This is a book that may be worth taking a look at, its called Permission Marketing. Amazon says you can get a paper back version for under 4 bucks. But even googling the concept will probably yield great results. Here is the description from amazon
The man Business Week calls "the ultimate entrepreneur for the Information Age" explains "Permission Marketing" -- the groundbreaking concept that enables marketers to shape their message so that consumers will willingly accept it.
Whether it is the TV commercial that breaks into our favorite program, or the telemarketing phone call that disrupts a family dinner, traditional advertising is based on the hope of snatching our attention away from whatever we are doing. Seth Godin calls this Interruption Marketing, and, as companies are discovering, it no longer works.
Instead of annoying potential customers by interrupting their most coveted commodity -- time -- Permission Marketing offers consumers incentives to accept advertising voluntarily. Now this Internet pioneer introduces a fundamentally different way of thinking about advertising products and services. By reaching out only to those individuals who have signaled an interest in learning more about a product, Permission Marketing enables companies to develop long-term relationships with customers, create trust, build brand awareness -- and greatly improve the chances of making a sale.

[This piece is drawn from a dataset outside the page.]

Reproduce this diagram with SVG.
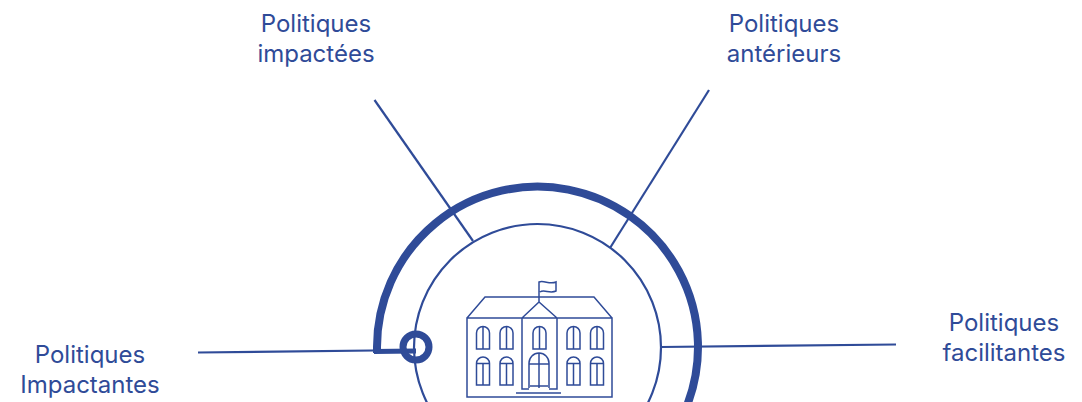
<svg xmlns="http://www.w3.org/2000/svg" width="1082" height="402" viewBox="0 0 1082 402">
<style>
.t{font-family:"Inter","Noto Sans",sans-serif;font-size:24px;fill:#2f4b98;text-anchor:middle}
.l{fill:none;stroke:#2f4b98;stroke-width:2.2}
.b{fill:none;stroke:#2f4b98;stroke-width:1.5}
</style>
<rect width="1082" height="402" fill="#fff"/>
<g id="connectors">
<path class="l" d="M374.500 100L473 241"/>
<path class="l" d="M709 90L610 248"/>
<path class="l" d="M198 352.500L416 350"/>
<path class="l" d="M661 347L896 344.500"/>
</g>
<g id="rings">
<circle class="l" cx="537.500" cy="347.500" r="123.500"/>
<path d="M377 353L377 347.500A160.500 160.500 0 1 1 686 408" fill="none" stroke="#2f4b98" stroke-width="8"/>
<path d="M374 351.500L416 351" fill="none" stroke="#2f4b98" stroke-width="5"/>
<circle cx="416" cy="347" r="13" fill="none" stroke="#2f4b98" stroke-width="7"/>
</g>
<g id="building">
<path class="b" d="M467 318V397H612V318ZM467 318L485 297H594L612 318M522 318L539 302L557 318M522 318V389H529M549 389H557V318M539 302V282C544 280 550 285 556 282V291C550 294 544 289 540 292"/>
<path class="b" d="M516 393H561M530 386H548"/>
<path class="b" d="M476.500 349V333A6.500 6.500 0 0 1 489.500 333V349ZM483 327V349M500 349V333A6.500 6.500 0 0 1 513 333V349ZM506.500 327V349M533 349V333A6.500 6.500 0 0 1 546 333V349ZM539.500 327V349M567 349V333A6.500 6.500 0 0 1 580 333V349ZM573.500 327V349M590.500 349V333A6.500 6.500 0 0 1 603.500 333V349ZM597 327V349"/>
<path class="b" d="M476.500 385V363.500A6.500 6.500 0 0 1 489.500 363.500V385ZM476.500 363.500H489.500M483 363.500V385M500 385V363.500A6.500 6.500 0 0 1 513 363.500V385ZM500 363.500H513M506.500 363.500V385M567 385V363.500A6.500 6.500 0 0 1 580 363.500V385ZM567 363.500H580M573.500 363.500V385M590.500 385V363.500A6.500 6.500 0 0 1 603.500 363.500V385ZM590.500 363.500H603.500M597 363.500V385"/>
<path class="b" d="M529 388V363A10 10 0 0 1 549 363V388M529 364H549M539 353V388"/>
</g>
<g id="node-impactees"><text class="t"><tspan x="316" y="32">Politiques</tspan><tspan x="316" y="62">impactées</tspan></text></g>
<g id="node-anterieurs"><text class="t"><tspan x="784" y="32">Politiques</tspan><tspan x="784" y="62">antérieurs</tspan></text></g>
<g id="node-facilitantes"><text class="t"><tspan x="1004" y="331">Politiques</tspan><tspan x="1004" y="361">facilitantes</tspan></text></g>
<g id="node-impactantes"><text class="t"><tspan x="90" y="363">Politiques</tspan><tspan x="90" y="393">Impactantes</tspan></text></g>
</svg>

In his groundbreaking book, Godin describes the four tests of Permission Marketing:
1. Does every single marketing effort you create encourage a learning relationship with your customers? Does it invite customers to "raise their hands" and start communicating?

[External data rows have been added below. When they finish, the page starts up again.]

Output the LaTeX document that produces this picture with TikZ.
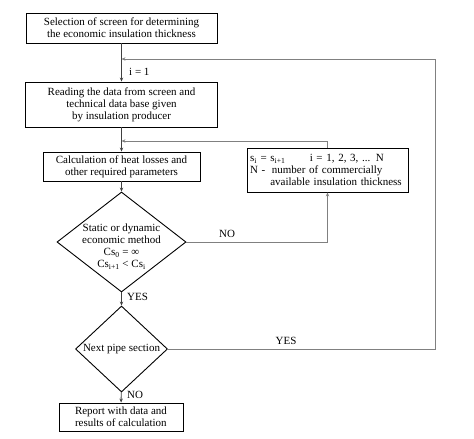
\documentclass[tikz,border=0pt]{standalone}
\usepackage{fontspec}
\setmainfont{Liberation Serif}
\usetikzlibrary{shapes.geometric,arrows.meta}
\begin{document}
\begin{tikzpicture}[x=1pt,y=-1pt,
  txt/.style={font=\fontsize{11}{12}\selectfont},
  box/.style={draw=black,line width=0.9pt,rectangle,inner sep=0pt,align=center,txt},
  dia/.style={draw=black,line width=0.9pt,diamond,inner sep=0pt},
  flow/.style={draw=black!75,line width=0.8pt,-{Stealth[length=4pt,width=3.4pt]}},
  back/.style={draw=black!50,line width=0.8pt,-{Stealth[length=4pt,width=3.4pt]}},
  lab/.style={txt,inner sep=0pt}]
\useasboundingbox (0,0) rectangle (474,439);
\node[box,minimum width=191pt,minimum height=30pt] (b1) at (121.5,28)
  {Selection of screen for determining\\the economic insulation thickness};
\node[box,minimum width=192pt,minimum height=45pt] (b2) at (121.5,104.5)
  {Reading the data from screen and\\technical data base given\\by insulation producer};
\node[box,minimum width=157pt,minimum height=29pt] (b3) at (121.5,166.5)
  {Calculation of heat losses and\\other required parameters};
\node[dia,minimum width=129pt,minimum height=100pt,
  label={[lab,align=center,yshift=-5pt]center:Static or dynamic\\economic method\\Cs\textsubscript{0} = ∞\\Cs\textsubscript{i+1} < Cs\textsubscript{i}}] (d1) at (121.5,242) {};
\node[box,minimum width=161pt,minimum height=44pt,align=left,text width=155pt] (b4) at (327.5,170)
  {s\textsubscript{i} = s\textsubscript{i+1}\hspace{2.2em}i = 1, 2, 3, ... N\\N -\hspace{0.6em}number of commercially\\\hspace{1.85em}available insulation thickness};
\node[dia,minimum width=92pt,minimum height=86pt,
  label={[lab]center:Next pipe section}] (d2) at (121.5,349) {};
\node[box,minimum width=124pt,minimum height=28pt,align=left] (b5) at (121,417)
  {Report with data and\\results of calculation};
\coordinate (j1) at (121.5,59);
\coordinate (j2) at (121.5,141);
\coordinate (rc) at (435,59);
\draw[flow] (b1) -- (b2);
\draw[flow] (b2) -- (b3);
\draw[flow] (b3) -- (d1);
\draw[flow] (d1) -- (d2);
\draw[flow] (d2) -- (b5);
\draw[back] (d1.east) -| (b4.south);
\draw[back] (b4.north) |- (j2);
\draw[back] (d2.east) -| (rc) -- (j1);
\node[lab,anchor=west] (l1) at (129,72) {i = 1};
\node[lab] (l2) at (227,234) {NO};
\node[lab,anchor=west] (l3) at (127,297) {YES};
\node[lab] (l4) at (286,341) {YES};
\node[lab,anchor=west] (l5) at (127,395) {NO};
\end{tikzpicture}
\end{document}
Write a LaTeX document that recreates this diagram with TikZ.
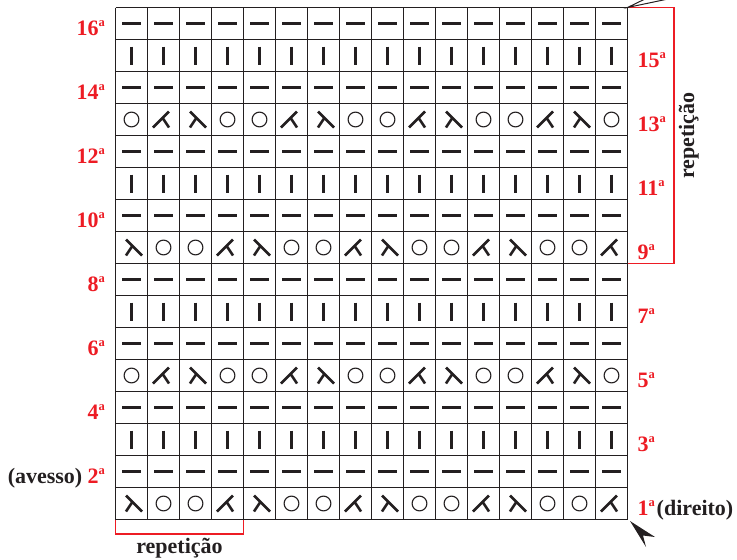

2. Do you have a permission database? Do you track the number of people who have given you permission to communicate with them?
3. If consumers gave you permission to talk to them, would you have anything to say? Have you developed a marketing curriculum to teach people about your products?
4. Once people become customers, do you work to deepen your permission to communicate with those people?
And in numerous informative case studies, including American Airlines' frequent-flier program, Amazon.com, and Yahoo!, Godin demonstrates how marketers are already profiting from this key new approach in all forms of media.
Email can be useful, but for it to work for your business you have to devote some serious effort to it. The wrong way would be to purchase an email list and start emailing (in that case, you're no better than a spammer -- those people haven't consented to receive your emails, and you'll likely be filtered out by them or burn goodwill).
The "white hat" way to do it is to collect email addresses by having a sign-up or squeeze page, and using double opt-in to ensure that your prospects actually want to receive your emails. With a process like this you'll have a WAY better open and response rate, since anyone you email has consented and is interested in what you have to say.
If you're interested, books like Permission Marketing cover this kind of thing in-depth.